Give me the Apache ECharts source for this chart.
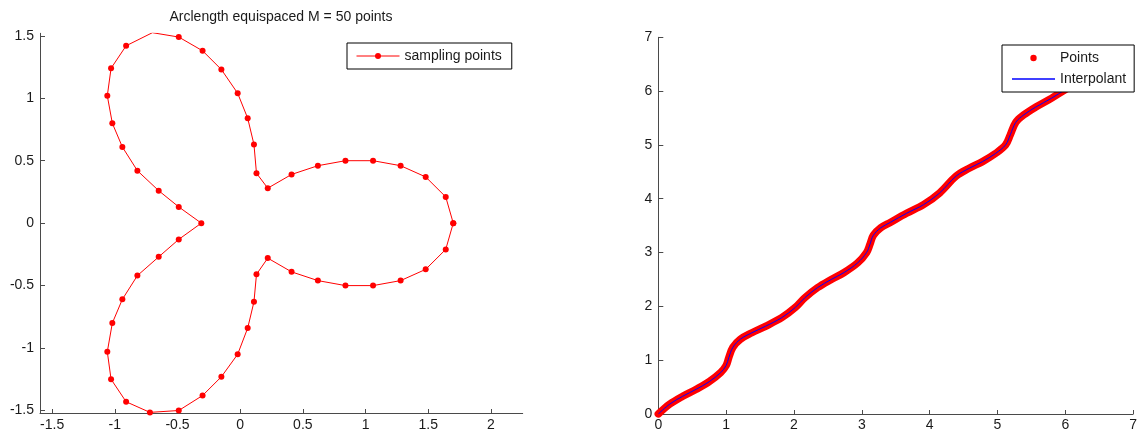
<!DOCTYPE html>
<html>
<head>
<meta charset="utf-8">
<style>
  html, body { margin: 0; padding: 0; background: #fff; }
  #chart { width: 1140px; height: 432px; }
</style>
<script src="https://cdn.jsdelivr.net/npm/echarts@6/dist/echarts.min.js"></script>
</head>
<body>
<div id="chart"></div>
<script>
// Trefoil curve sampled at 50 arclength-equispaced points (last entry closes the loop)
const curveX = [1.70, 1.64, 1.48, 1.28, 1.06, 0.84, 0.62, 0.41, 0.22, 0.13,
                0.11, 0.06, -0.02, -0.15, -0.30, -0.49, -0.70, -0.91, -1.03, -1.06,
                -1.02, -0.94, -0.82, -0.65, -0.49, -0.31, -0.49, -0.65, -0.82, -0.94,
                -1.02, -1.06, -1.03, -0.91, -0.72, -0.49, -0.30, -0.15, -0.02, 0.06,
                0.11, 0.13, 0.22, 0.41, 0.62, 0.84, 1.06, 1.28, 1.48, 1.64, 1.70];
const curveY = [0.00, 0.21, 0.37, 0.46, 0.50, 0.50, 0.46, 0.39, 0.28, 0.40,
                0.63, 0.84, 1.04, 1.23, 1.38, 1.49, 1.525, 1.42, 1.24, 1.02,
                0.80, 0.61, 0.42, 0.26, 0.13, 0.00, -0.13, -0.27, -0.42, -0.61,
                -0.80, -1.03, -1.25, -1.43, -1.515, -1.50, -1.38, -1.23, -1.05, -0.84,
                -0.63, -0.41, -0.28, -0.39, -0.46, -0.50, -0.50, -0.46, -0.37, -0.21, 0.00];

// Parameter versus normalised arclength
const paramS = [0.00, 0.17, 0.36, 0.56, 0.75, 0.92, 1.00, 1.04, 1.10, 1.21,
                1.38, 1.58, 1.82, 2.02, 2.16, 2.35, 2.55, 2.74, 2.94, 3.07,
                3.12, 3.17, 3.28, 3.42, 3.66, 3.91, 4.15, 4.39, 4.59, 4.78,
                4.97, 5.12, 5.19, 5.27, 5.39, 5.56, 5.80, 5.99, 6.14, 6.28];
const paramT = [0.00, 0.185, 0.33, 0.46, 0.60, 0.77, 0.90, 1.05, 1.24, 1.39,
                1.51, 1.63, 1.79, 1.98, 2.16, 2.35, 2.50, 2.63, 2.81, 3.00,
                3.15, 3.32, 3.46, 3.56, 3.73, 3.89, 4.11, 4.42, 4.57, 4.69,
                4.84, 5.00, 5.19, 5.42, 5.56, 5.70, 5.87, 6.02, 6.13, 6.28];

// Tick labels
const leftXTicks = [-1.5, -1, -0.5, 0, 0.5, 1, 1.5, 2];
const leftYTicks = [-1.5, -1, -0.5, 0, 0.5, 1, 1.5];
const rightTicks = [0, 1, 2, 3, 4, 5, 6, 7];

const titleText = 'Arclength equispaced M = 50 points';
const seriesNames = ['sampling points', 'Points', 'Interpolant'];

const FONT = "'Liberation Sans', Arial, Helvetica, sans-serif";
const AXIS_COLOR = '#4a4a4a';
const TEXT_COLOR = '#1a1a1a';

function pairs(xs, ys) {
  return xs.map((x, i) => [x, ys[i]]);
}

function axis(grid, min, max, ticks, tickLen, labelMargin) {
  return {
    type: 'value',
    gridIndex: grid,
    min: min,
    max: max,
    splitLine: { show: false },
    axisLine: { show: true, onZero: false, lineStyle: { color: AXIS_COLOR, width: 1 } },
    axisTick: { show: true, inside: true, length: tickLen, customValues: ticks,
                lineStyle: { color: AXIS_COLOR, width: 1 } },
    axisLabel: { show: true, customValues: ticks, margin: labelMargin,
                 color: TEXT_COLOR, fontSize: 14, fontFamily: FONT,
                 showMinLabel: true, showMaxLabel: true },
    axisPointer: { show: false }
  };
}

const legendBase = {
  orient: 'vertical',
  itemWidth: 43,
  itemGap: 7,
  backgroundColor: '#ffffff',
  borderColor: '#000000',
  borderWidth: 1,
  borderRadius: 0,
  textStyle: { fontSize: 14, color: TEXT_COLOR, fontFamily: FONT },
  selectedMode: false
};

const chart = echarts.init(document.getElementById('chart'), null, { renderer: 'canvas' });

chart.setOption({
  animation: false,
  backgroundColor: '#ffffff',
  textStyle: { fontFamily: FONT },
  title: {
    text: titleText,
    left: 281,
    top: 10,
    padding: 0,
    textAlign: 'center',
    textStyle: { fontSize: 14, fontWeight: 'normal', color: TEXT_COLOR, fontFamily: FONT }
  },
  grid: [
    { left: 40, right: 617.3, top: 33.3, bottom: 18.3, containLabel: false },
    { left: 658.3, right: 1, top: 37.3, bottom: 17, containLabel: false }
  ],
  xAxis: [
    axis(0, -1.597, 2.254, leftXTicks, 4, 5),
    axis(1, 0, 7, rightTicks, 4, 4)
  ],
  yAxis: [
    axis(0, -1.52, 1.52, leftYTicks, 5, 6),
    axis(1, 0, 7, rightTicks, 5, 6)
  ],
  legend: [
    Object.assign({}, legendBase, {
      data: [{ name: seriesNames[0], lineStyle: { width: 1 } }],
      left: 347,
      top: 43,
      padding: [6, 10, 6, 9],
      itemHeight: 7.5
    }),
    Object.assign({}, legendBase, {
      data: [
        { name: seriesNames[1], lineStyle: { opacity: 0 } },
        { name: seriesNames[2], lineStyle: { width: 1.3, color: '#0000ff' },
          itemStyle: { color: 'rgba(0,0,0,0)' } }
      ],
      left: 1002,
      top: 45,
      padding: [6, 8, 6, 9],
      itemHeight: 8
    })
  ],
  series: [
    {
      name: seriesNames[0],
      type: 'line',
      xAxisIndex: 0,
      yAxisIndex: 0,
      data: pairs(curveX, curveY),
      symbol: 'circle',
      symbolSize: 6,
      showAllSymbol: true,
      clip: true,
      itemStyle: { color: '#ff0000' },
      lineStyle: { color: '#ff0000', width: 1 },
      emphasis: { disabled: true }
    },
    {
      name: seriesNames[1],
      type: 'line',
      xAxisIndex: 1,
      yAxisIndex: 1,
      data: pairs(paramS, paramT),
      smooth: 0.35,
      symbol: 'none',
      itemStyle: { color: '#ff0000' },
      lineStyle: { color: '#ff0000', width: 7.5, cap: 'round', join: 'round' },
      emphasis: { disabled: true }
    },
    {
      name: seriesNames[2],
      type: 'line',
      xAxisIndex: 1,
      yAxisIndex: 1,
      data: pairs(paramS, paramT),
      smooth: 0.35,
      symbol: 'none',
      itemStyle: { color: '#0000ff' },
      lineStyle: { color: '#0000ff', width: 1 },
      emphasis: { disabled: true }
    }
  ]
});
</script>
</body>
</html>
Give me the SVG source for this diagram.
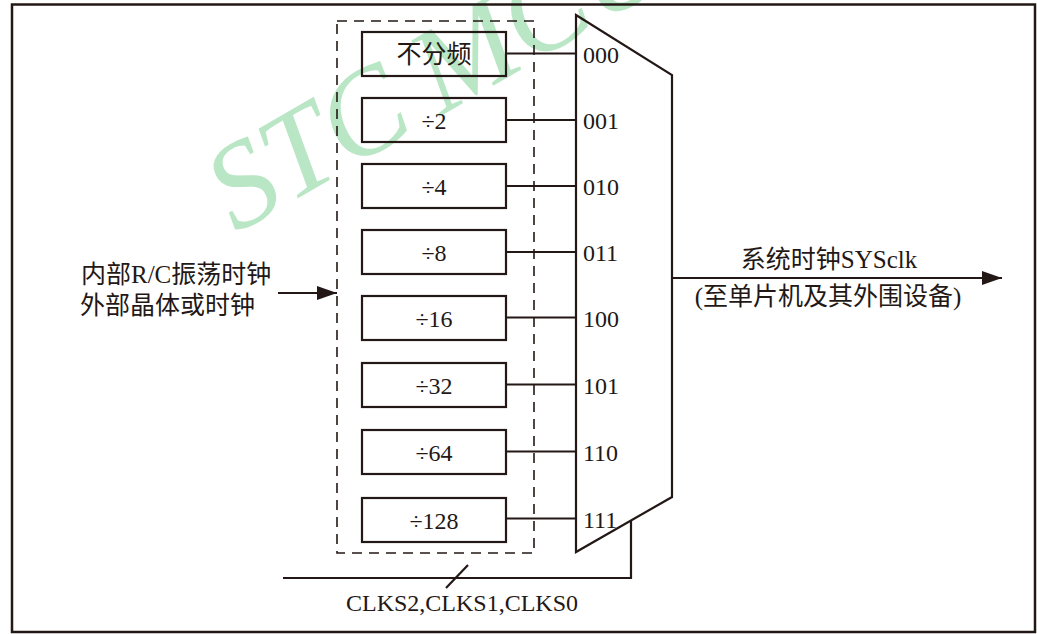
<svg xmlns="http://www.w3.org/2000/svg" width="1037" height="634" viewBox="0 0 1037 634">
<style>
.frame{fill:none;stroke:#231815;stroke-width:2.5}
.box{fill:none;stroke:#231815;stroke-width:2.2}
.dash{fill:none;stroke:#231815;stroke-width:1.6;stroke-dasharray:10 7}
.ln{fill:none;stroke:#231815;stroke-width:2.2}
.t{font-family:"Liberation Serif","Noto Sans CJK SC",serif;font-size:24px;fill:#231815}
.c{font-family:"Liberation Serif","Noto Sans CJK SC",serif;font-size:25px;fill:#231815}
.wm{font-family:"Liberation Serif",serif;font-style:italic;font-size:122px;fill:#b9e6c4}
</style>
<defs>
<marker id="ah2" viewBox="0 0 20 14" refX="20" refY="7" markerWidth="20" markerHeight="14" markerUnits="userSpaceOnUse" orient="auto">
<path d="M0,0 L20,7 L0,14 Z" fill="#231815"/>
</marker>
</defs>
<rect x="0" y="0" width="1037" height="634" fill="#ffffff"/>
<text class="wm" transform="translate(236,234) rotate(-30)">STC<tspan dx="26">MCU</tspan></text>
<rect class="frame" x="12" y="4.5" width="1023" height="627.5"/>
<g id="divider">
<rect class="dash" x="337" y="21" width="197" height="532"/>
</g>
<g id="boxes">
<g id="b0"><rect class="box" x="362" y="32" width="144" height="44"/><text class="c" x="434" y="63" text-anchor="middle">不分频</text></g>
<g id="b1"><rect class="box" x="362" y="98" width="144" height="44"/><text class="t" x="434" y="129" text-anchor="middle">÷2</text></g>
<g id="b2"><rect class="box" x="362" y="164" width="144" height="44"/><text class="t" x="434" y="195" text-anchor="middle">÷4</text></g>
<g id="b3"><rect class="box" x="362" y="230" width="144" height="44"/><text class="t" x="434" y="261" text-anchor="middle">÷8</text></g>
<g id="b4"><rect class="box" x="362" y="296" width="144" height="44"/><text class="t" x="434" y="327" text-anchor="middle">÷16</text></g>
<g id="b5"><rect class="box" x="362" y="363" width="144" height="44"/><text class="t" x="434" y="394" text-anchor="middle">÷32</text></g>
<g id="b6"><rect class="box" x="362" y="430" width="144" height="44"/><text class="t" x="434" y="461" text-anchor="middle">÷64</text></g>
<g id="b7"><rect class="box" x="362" y="498" width="144" height="44"/><text class="t" x="434" y="529" text-anchor="middle">÷128</text></g>
</g>
<g id="mux">
<path class="ln" d="M576,15 L672,75 L672,497 L576,552 Z"/>
<text class="t" x="583" y="62.5">000</text>
<text class="t" x="583" y="129">001</text>
<text class="t" x="583" y="195">010</text>
<text class="t" x="583" y="261">011</text>
<text class="t" x="583" y="327">100</text>
<text class="t" x="583" y="394">101</text>
<text class="t" x="583" y="461">110</text>
<text class="t" x="583" y="528">111</text>
</g>
<g id="input">
<text class="c" x="81" y="283">内部R/C振荡时钟</text>
<text class="c" x="80" y="314">外部晶体或时钟</text>
</g>
<g id="output">
<text class="c" x="829" y="268" text-anchor="middle">系统时钟SYSclk</text>
<text class="c" x="828" y="305" text-anchor="middle">(至单片机及其外围设备)</text>
</g>
<g id="select">
<text class="t" x="346" y="611">CLKS2,CLKS1,CLKS0</text>
</g>
<g id="connectors">
<line class="ln" x1="506" y1="53.5" x2="576" y2="53.5"/>
<line class="ln" x1="506" y1="120" x2="576" y2="120"/>
<line class="ln" x1="506" y1="186" x2="576" y2="186"/>
<line class="ln" x1="506" y1="252" x2="576" y2="252"/>
<line class="ln" x1="506" y1="317.5" x2="576" y2="317.5"/>
<line class="ln" x1="506" y1="384.5" x2="576" y2="384.5"/>
<line class="ln" x1="506" y1="451.5" x2="576" y2="451.5"/>
<line class="ln" x1="506" y1="518.5" x2="576" y2="518.5"/>
<line class="ln" x1="278" y1="293" x2="337" y2="293" marker-end="url(#ah2)"/>
<line class="ln" x1="672" y1="278" x2="1002" y2="278" marker-end="url(#ah2)"/>
<polyline class="ln" points="631,521 631,578 283,578"/>
<line class="ln" x1="446" y1="588" x2="468" y2="565"/>
</g>
</svg>
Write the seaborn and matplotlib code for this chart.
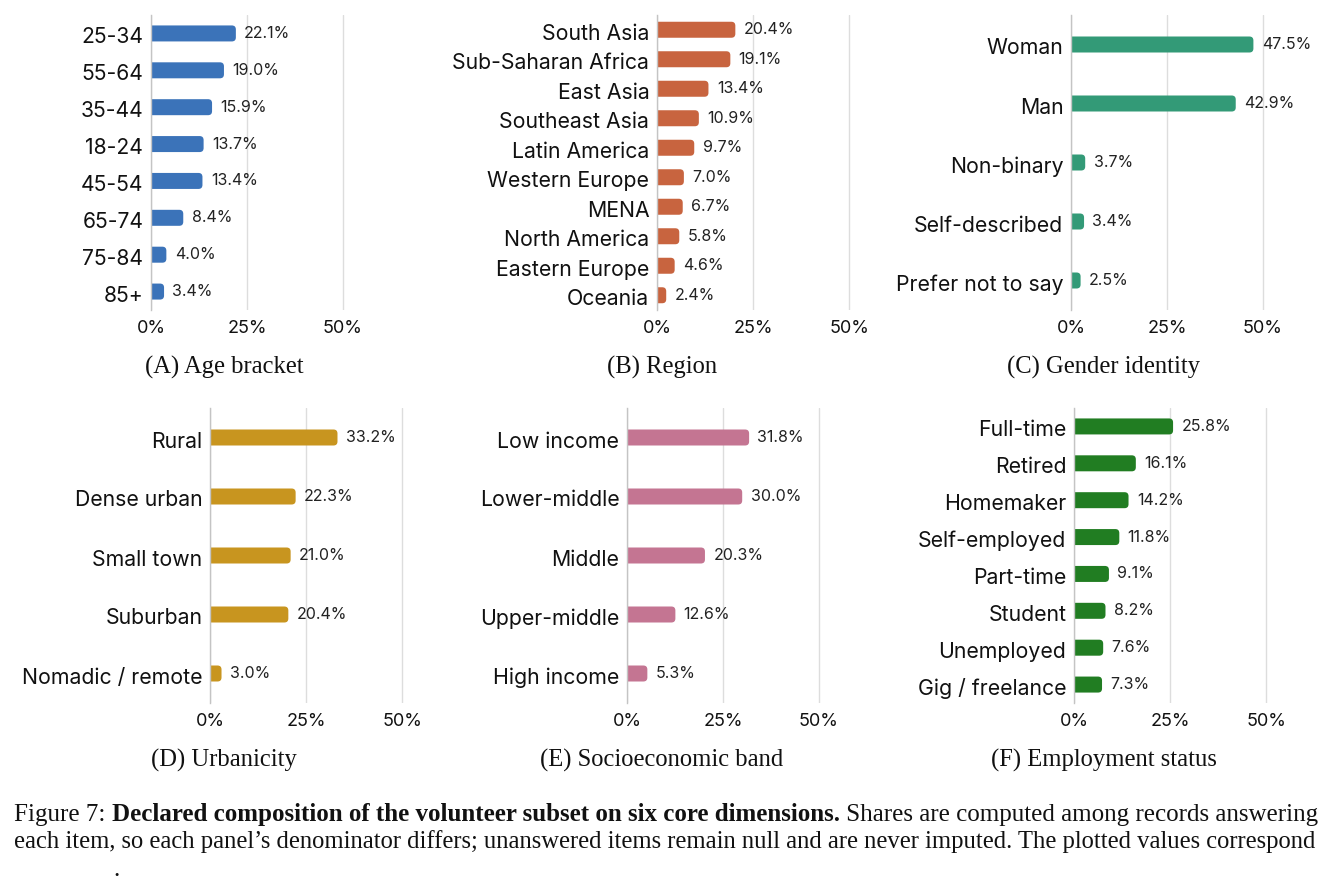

━━━━

__Work to be completed__
The lines from the top of the data above through the one holding "const rightTicks = [0, 1, 2, 3, 4, 5, 6, 7];" are to be repeated exactly, and only those, with no pictures.

__Response below__
Give me the Apache ECharts source for this chart.
<!DOCTYPE html>
<html>
<head>
<meta charset="utf-8">
<style>
  html, body { margin: 0; padding: 0; background: #fff; }
  #chart { width: 1140px; height: 432px; }
</style>
<script src="https://cdn.jsdelivr.net/npm/echarts@6/dist/echarts.min.js"></script>
</head>
<body>
<div id="chart"></div>
<script>
// Trefoil curve sampled at 50 arclength-equispaced points (last entry closes the loop)
const curveX = [1.70, 1.64, 1.48, 1.28, 1.06, 0.84, 0.62, 0.41, 0.22, 0.13,
                0.11, 0.06, -0.02, -0.15, -0.30, -0.49, -0.70, -0.91, -1.03, -1.06,
                -1.02, -0.94, -0.82, -0.65, -0.49, -0.31, -0.49, -0.65, -0.82, -0.94,
                -1.02, -1.06, -1.03, -0.91, -0.72, -0.49, -0.30, -0.15, -0.02, 0.06,
                0.11, 0.13, 0.22, 0.41, 0.62, 0.84, 1.06, 1.28, 1.48, 1.64, 1.70];
const curveY = [0.00, 0.21, 0.37, 0.46, 0.50, 0.50, 0.46, 0.39, 0.28, 0.40,
                0.63, 0.84, 1.04, 1.23, 1.38, 1.49, 1.525, 1.42, 1.24, 1.02,
                0.80, 0.61, 0.42, 0.26, 0.13, 0.00, -0.13, -0.27, -0.42, -0.61,
                -0.80, -1.03, -1.25, -1.43, -1.515, -1.50, -1.38, -1.23, -1.05, -0.84,
                -0.63, -0.41, -0.28, -0.39, -0.46, -0.50, -0.50, -0.46, -0.37, -0.21, 0.00];

// Parameter versus normalised arclength
const paramS = [0.00, 0.17, 0.36, 0.56, 0.75, 0.92, 1.00, 1.04, 1.10, 1.21,
                1.38, 1.58, 1.82, 2.02, 2.16, 2.35, 2.55, 2.74, 2.94, 3.07,
                3.12, 3.17, 3.28, 3.42, 3.66, 3.91, 4.15, 4.39, 4.59, 4.78,
                4.97, 5.12, 5.19, 5.27, 5.39, 5.56, 5.80, 5.99, 6.14, 6.28];
const paramT = [0.00, 0.185, 0.33, 0.46, 0.60, 0.77, 0.90, 1.05, 1.24, 1.39,
                1.51, 1.63, 1.79, 1.98, 2.16, 2.35, 2.50, 2.63, 2.81, 3.00,
                3.15, 3.32, 3.46, 3.56, 3.73, 3.89, 4.11, 4.42, 4.57, 4.69,
                4.84, 5.00, 5.19, 5.42, 5.56, 5.70, 5.87, 6.02, 6.13, 6.28];

// Tick labels
const leftXTicks = [-1.5, -1, -0.5, 0, 0.5, 1, 1.5, 2];
const leftYTicks = [-1.5, -1, -0.5, 0, 0.5, 1, 1.5];
const rightTicks = [0, 1, 2, 3, 4, 5, 6, 7];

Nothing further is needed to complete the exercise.